By applying the expansion theorem,
Z(a,b,c,d,e,f)=a’b’Z0(c,d,e,f)+a’bZ1(c,d,e,f)+ab’
Z2(c,d,e,f)+abZ3(c,d,e,f)
Z0,Z1,Z2 and Z3 can
each be implemented with an LE. The outputs of these LEs can be connected to
inputs of other LEs via the local interconnect. The 4-variable functions Y0=a’b’Z0+a’bZ1
and Y1=ab’Z2+abZ3 each require another LE. Y0
can be ORed with Y1 using the cascade chain, so no additional LE is
required.
Fig.38: FLEX 10K Embedded Array Block
Fig.38 shows an embedded array block. The inputs from the
row interconnect go through the EAB local interconnect and can be utilized as
data inputs or address inputs to the EAB. The internal memory array can be used
as a RAM or ROM of size 256×8, 512×4,1024×2, or 2048×1. Several EABs can be
used together to form a larger memory.
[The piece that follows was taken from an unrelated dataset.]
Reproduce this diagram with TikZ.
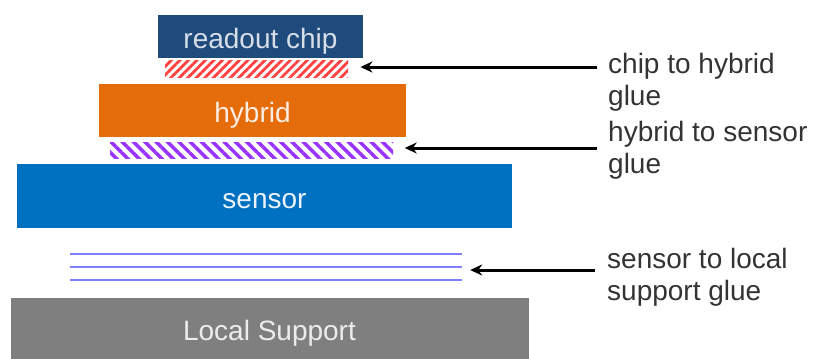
\documentclass[tikz,border=0pt]{standalone}
\usepackage{fontspec}
\setmainfont{Liberation Sans}
\usetikzlibrary{arrows.meta, patterns.meta}
\definecolor{chipblue}{HTML}{1F4A7C}
\definecolor{hybridorange}{HTML}{E46C0A}
\definecolor{sensorblue}{HTML}{0070C0}
\definecolor{supportgray}{HTML}{7F7F7F}
\definecolor{gluered}{HTML}{FF4040}
\definecolor{gluepurple}{HTML}{9933FF}
\definecolor{glueblue}{HTML}{8080FF}
\definecolor{labelgray}{HTML}{333333}
\begin{document}
\begin{tikzpicture}[x=1pt, y=-1pt,
    layer/.style={inner sep=0pt, font=\fontsize{28}{32}\selectfont,
      text height=26pt, text depth=2pt},
    gluelayer/.style={inner sep=0pt},
    gluelabel/.style={anchor=base west, inner sep=0pt, align=left,
      text=labelgray, font=\fontsize{28}{32}\selectfont},
    gluearrow/.style={line width=3pt, -{Stealth[length=12pt, width=11pt]}}]
  \useasboundingbox (0,0) rectangle (815,359);
  \node[layer, fill=chipblue, text=white!82!chipblue,
    minimum width=205pt, minimum height=43pt] (chip) at (260.5,36.5) {readout chip};
  \node[gluelayer, minimum width=183pt, minimum height=17pt,
    pattern={Lines[angle=45, distance=6pt, line width=2.8pt]},
    pattern color=gluered] (chipglue) at (256.5,68.5) {};
  \node[layer, fill=hybridorange, text=white!88!hybridorange,
    minimum width=307pt, minimum height=53pt] (hybrid) at (252.5,110.5) {hybrid};
  \node[gluelayer, minimum width=283pt, minimum height=16pt,
    pattern={Lines[angle=-45, distance=8pt, line width=3.5pt]},
    pattern color=gluepurple] (hybridglue) at (251.5,150) {};
  \node[layer, fill=sensorblue, text=white!92!sensorblue,
    minimum width=495pt, minimum height=64pt] (sensor) at (264.5,196) {sensor};
  \node[gluelayer, minimum width=392pt, minimum height=26pt] (sensorglue) at (266,267) {};
  \draw[glueblue, line width=2pt] (sensorglue.north west) -- (sensorglue.north east)
    (sensorglue.west) -- (sensorglue.east)
    (sensorglue.south west) -- (sensorglue.south east);
  \node[layer, fill=supportgray, text=white!85!supportgray,
    minimum width=518pt, minimum height=61pt] (support) at (269.5,328.5) {Local Support};

  \node[gluelabel] (chiplbl) at (608,105) {chip to hybrid\\glue};
  \node[gluelabel] (hybridlbl) at (608,173.5) {hybrid to sensor\\glue};
  \node[gluelabel] (sensorlbl) at (607,300) {sensor to local\\support glue};
  \draw[gluearrow, shorten <=11pt, shorten >=11pt]
    ([yshift=1.5pt]chiplbl.west |- chipglue.east) -- ([yshift=1.5pt]chipglue.east);
  \draw[gluearrow, shorten <=11pt, shorten >=10pt]
    ([yshift=2pt]hybridlbl.west |- hybridglue.east) -- ([yshift=2pt]hybridglue.east);
  \draw[gluearrow, shorten <=12pt, shorten >=8pt]
    ([yshift=-3pt]sensorlbl.west |- sensorglue.east) -- ([yshift=-3pt]sensorglue.east);
\end{tikzpicture}
\end{document}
The memory data outputs can be routed to
either the row or column interconnects. All memory inputs and outputs are
connected to registers so the memory can be operated in a synchronous mode.
Alternatively, the registers can be bypassed and the memory operated
asynchronously.
Use of CPLDs such as the FLEX 10K series allows us to
implement a complex digital system using a single IC.